ECLI:NL:GHAMS:2021:3585
Gerechtshof Amsterdam
- Hoger beroep
- Rechtspraak.nl
Bevestiging vrijspraak in hoger beroep van feitelijke aanranding van de eerbaarheid
In deze zaak heeft het gerechtshof Amsterdam op 18 november 2021 uitspraak gedaan in hoger beroep tegen een vonnis van de rechtbank Noord-Holland, locatie Alkmaar, van 29 april 2021. De verdachte, geboren in 2002, was aangeklaagd voor feitelijke aanranding van de eerbaarheid. Het hof heeft het vonnis van de rechtbank bevestigd, waarbij de rechtbank de verdachte had vrijgesproken van de tenlastegelegde feiten. De zaak kwam ter terechtzitting in hoger beroep op 4 november 2021, waar het openbaar ministerie hoger beroep had ingesteld tegen de vrijspraak.

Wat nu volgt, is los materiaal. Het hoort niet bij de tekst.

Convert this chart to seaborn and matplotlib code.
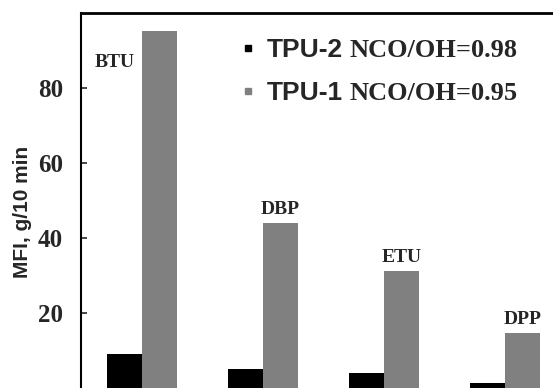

De advocaat-generaal vorderde een veroordeling tot 60 dagen jeugddetentie, waarvan 59 dagen voorwaardelijk, en een taakstraf van 100 uren. De zaak draaide om een incident dat plaatsvond in de nacht van 30 op 31 augustus 2018, waarbij de aangeefster, werkzaam als mentor in een asielzoekerscentrum, en de verdachte betrokken waren. De aangeefster verklaarde dat er seksueel contact had plaatsgevonden tegen haar wil, terwijl de verdachte ontkende dat er sprake was van dwang.
Het hof overwoog dat er onvoldoende bewijs was om te concluderen dat de verdachte zich schuldig had gemaakt aan dwang, zoals bedoeld in artikel 246 van het Wetboek van Strafrecht. De verklaringen van de aangeefster en de verdachte boden geen voldoende aanknopingspunten om aan de geloofwaardigheid van een van beide te twijfelen. Ook de resultaten van het sporenonderzoek en de getuigenverklaringen gaven geen aanleiding om de verklaringen van de verdachte ongeloofwaardig te achten. Gezien de bestaande twijfels over de feiten heeft het hof de verdachte vrijgesproken van de tenlastegelegde feiten en het vonnis van de rechtbank bevestigd.